Elaine Warne, in her Errol Street: The First Hundred Years 1857—1957, describes the curriculum: In the upper school there was a strict timetable with 30-minute lessons each day in “Reading and Explanation, Elementary Tables and Notation, Pointing out Parts of Speech, Grammar, Geography, Writing, Spelling from Dictation, and Singing”. Girls were offered “Sewing and Knitting, Making, Mending and Cutting Out, Plain and Fancy Work”, as well as Crochet and Berlin Wool work (a type of embroidery done on a durable canvas base). Boys did Mensuration, Geometry, Algebra and Bookkeeping. Some but not all pupils were instructed in Latin, French, Dancing and Instrumental Music.

Dr William Maloney, a long-serving member of parliament for Melbourne, was among the pupils at Mattingley’s school and went on from there to Scotch College to complete what we would now call his secondary schooling.

Like his mother’s, Albert’s school had no church connections, and was thereby ready to become a so-called national, and later a common, school. In fact, only one year later, in August 1858, the schools combined as No 206 with the name Hotham or Errol Street.

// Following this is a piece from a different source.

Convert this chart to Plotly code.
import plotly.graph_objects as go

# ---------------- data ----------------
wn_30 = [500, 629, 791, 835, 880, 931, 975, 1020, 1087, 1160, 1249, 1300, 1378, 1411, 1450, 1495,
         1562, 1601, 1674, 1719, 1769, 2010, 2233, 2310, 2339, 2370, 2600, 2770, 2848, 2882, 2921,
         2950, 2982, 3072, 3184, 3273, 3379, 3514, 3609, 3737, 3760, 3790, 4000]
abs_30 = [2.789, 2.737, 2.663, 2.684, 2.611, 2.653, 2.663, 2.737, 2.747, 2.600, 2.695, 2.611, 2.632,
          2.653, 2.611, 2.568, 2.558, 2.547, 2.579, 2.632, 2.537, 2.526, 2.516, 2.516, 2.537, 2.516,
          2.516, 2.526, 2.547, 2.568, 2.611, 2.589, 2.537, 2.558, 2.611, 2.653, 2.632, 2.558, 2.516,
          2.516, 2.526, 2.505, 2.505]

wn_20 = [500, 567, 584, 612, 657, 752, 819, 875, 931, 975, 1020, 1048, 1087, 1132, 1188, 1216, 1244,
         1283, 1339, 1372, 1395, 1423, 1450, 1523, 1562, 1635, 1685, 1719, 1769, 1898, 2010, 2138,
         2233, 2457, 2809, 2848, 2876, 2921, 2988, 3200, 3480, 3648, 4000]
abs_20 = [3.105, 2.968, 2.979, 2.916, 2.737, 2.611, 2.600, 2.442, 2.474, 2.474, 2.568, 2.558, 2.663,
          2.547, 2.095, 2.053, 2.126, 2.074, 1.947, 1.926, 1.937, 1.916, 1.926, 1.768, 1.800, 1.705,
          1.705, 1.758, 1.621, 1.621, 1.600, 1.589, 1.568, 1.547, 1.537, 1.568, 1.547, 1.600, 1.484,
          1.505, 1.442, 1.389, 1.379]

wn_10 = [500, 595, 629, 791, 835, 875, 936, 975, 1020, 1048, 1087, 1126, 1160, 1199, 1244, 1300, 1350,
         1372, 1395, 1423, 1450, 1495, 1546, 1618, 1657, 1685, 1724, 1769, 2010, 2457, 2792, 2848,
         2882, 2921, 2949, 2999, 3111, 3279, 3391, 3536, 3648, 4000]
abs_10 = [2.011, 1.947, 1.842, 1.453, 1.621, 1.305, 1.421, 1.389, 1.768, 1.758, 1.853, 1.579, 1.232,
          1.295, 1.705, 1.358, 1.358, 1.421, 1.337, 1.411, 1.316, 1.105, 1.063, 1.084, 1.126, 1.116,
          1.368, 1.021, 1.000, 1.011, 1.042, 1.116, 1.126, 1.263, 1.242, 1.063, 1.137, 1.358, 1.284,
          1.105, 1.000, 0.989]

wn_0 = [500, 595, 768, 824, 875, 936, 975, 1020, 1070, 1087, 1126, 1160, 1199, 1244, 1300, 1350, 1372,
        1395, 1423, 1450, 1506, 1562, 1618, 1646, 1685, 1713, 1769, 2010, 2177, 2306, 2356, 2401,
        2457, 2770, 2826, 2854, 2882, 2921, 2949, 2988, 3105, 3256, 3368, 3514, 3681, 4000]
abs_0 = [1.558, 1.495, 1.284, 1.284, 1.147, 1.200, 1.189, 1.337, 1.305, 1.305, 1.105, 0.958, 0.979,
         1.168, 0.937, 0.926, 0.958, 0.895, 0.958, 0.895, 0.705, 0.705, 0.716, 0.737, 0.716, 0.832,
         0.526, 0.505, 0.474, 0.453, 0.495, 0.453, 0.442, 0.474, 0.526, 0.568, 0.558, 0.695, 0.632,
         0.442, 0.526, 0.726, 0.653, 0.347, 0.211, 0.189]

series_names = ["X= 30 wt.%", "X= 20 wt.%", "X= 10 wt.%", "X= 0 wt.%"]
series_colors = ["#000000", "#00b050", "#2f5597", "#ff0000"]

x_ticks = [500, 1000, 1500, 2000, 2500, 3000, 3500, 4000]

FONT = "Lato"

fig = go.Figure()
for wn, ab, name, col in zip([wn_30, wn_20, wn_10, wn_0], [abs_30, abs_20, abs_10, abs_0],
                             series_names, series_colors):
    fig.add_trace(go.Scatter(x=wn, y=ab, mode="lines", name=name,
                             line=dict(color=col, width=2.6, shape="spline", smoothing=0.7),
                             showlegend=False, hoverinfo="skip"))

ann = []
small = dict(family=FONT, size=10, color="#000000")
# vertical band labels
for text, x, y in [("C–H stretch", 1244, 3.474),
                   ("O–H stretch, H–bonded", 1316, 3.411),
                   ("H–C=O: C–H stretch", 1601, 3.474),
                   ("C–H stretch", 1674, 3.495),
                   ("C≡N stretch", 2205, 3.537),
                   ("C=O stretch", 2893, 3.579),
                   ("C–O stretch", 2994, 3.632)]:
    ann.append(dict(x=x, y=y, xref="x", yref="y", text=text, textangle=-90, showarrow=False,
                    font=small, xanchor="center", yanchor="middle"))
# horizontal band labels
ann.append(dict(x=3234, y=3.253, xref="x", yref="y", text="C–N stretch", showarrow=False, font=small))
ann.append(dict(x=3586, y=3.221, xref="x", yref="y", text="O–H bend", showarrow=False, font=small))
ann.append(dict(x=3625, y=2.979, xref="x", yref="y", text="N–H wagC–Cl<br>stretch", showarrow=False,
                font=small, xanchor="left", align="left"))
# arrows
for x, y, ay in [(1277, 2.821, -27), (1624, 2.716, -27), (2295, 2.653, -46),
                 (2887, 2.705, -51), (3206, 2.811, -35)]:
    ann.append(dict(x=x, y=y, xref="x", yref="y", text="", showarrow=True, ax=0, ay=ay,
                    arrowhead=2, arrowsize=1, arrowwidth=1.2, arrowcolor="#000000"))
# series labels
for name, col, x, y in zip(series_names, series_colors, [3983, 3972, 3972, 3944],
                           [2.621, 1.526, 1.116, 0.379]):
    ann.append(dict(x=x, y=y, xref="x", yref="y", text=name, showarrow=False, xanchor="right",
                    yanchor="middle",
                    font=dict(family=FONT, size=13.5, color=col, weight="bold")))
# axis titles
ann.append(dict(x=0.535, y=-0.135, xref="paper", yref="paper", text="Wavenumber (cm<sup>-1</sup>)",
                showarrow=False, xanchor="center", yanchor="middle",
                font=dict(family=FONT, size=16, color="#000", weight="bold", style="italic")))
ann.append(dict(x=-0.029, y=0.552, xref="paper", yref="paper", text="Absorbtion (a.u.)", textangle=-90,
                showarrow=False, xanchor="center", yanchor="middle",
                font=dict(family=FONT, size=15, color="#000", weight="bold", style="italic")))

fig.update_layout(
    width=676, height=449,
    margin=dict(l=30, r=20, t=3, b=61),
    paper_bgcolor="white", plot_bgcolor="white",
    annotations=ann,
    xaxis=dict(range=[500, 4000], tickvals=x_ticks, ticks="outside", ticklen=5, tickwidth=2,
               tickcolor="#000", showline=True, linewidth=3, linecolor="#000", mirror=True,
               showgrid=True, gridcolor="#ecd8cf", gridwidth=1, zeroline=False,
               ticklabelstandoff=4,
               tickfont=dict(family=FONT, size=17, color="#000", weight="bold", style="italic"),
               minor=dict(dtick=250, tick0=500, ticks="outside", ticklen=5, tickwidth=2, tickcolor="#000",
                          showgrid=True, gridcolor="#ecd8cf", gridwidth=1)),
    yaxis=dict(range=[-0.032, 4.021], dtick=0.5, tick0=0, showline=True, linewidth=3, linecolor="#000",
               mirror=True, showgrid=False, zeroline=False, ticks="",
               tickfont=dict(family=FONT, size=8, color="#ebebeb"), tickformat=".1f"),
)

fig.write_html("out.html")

Once the 1872 legislation for compulsory schooling came into effect at the beginning of 1873, Hotham 206 became State School 1402 North Melbourne (Errol Street) and within a year was in a new building on a new site.

When he retired in 1894 Albert Mattingley had the uncommon distinction of being No 1 on the Education Department’s classified roll of teachers.

Mattingley Lane off Queensberry Street next to the National Bank commemorates the early Mattingley schools in the busy end of Errol Street. The present Errol Street School is on the 1874 site in part of the building, now much renovated. Its founding date, however, is taken from the combining of Elizabeth’s and Albert’s schools in 1858. In May this year, Errol Street School will be celebrating its first 150 years.

As part of the celebrations, the Hotham History Project is mounting a display in the newly decorated foyer on the development of schools and educational facilities in North and West Melbourne in the 19th century. This will run from shortly after Easter until the school’s celebrations in May.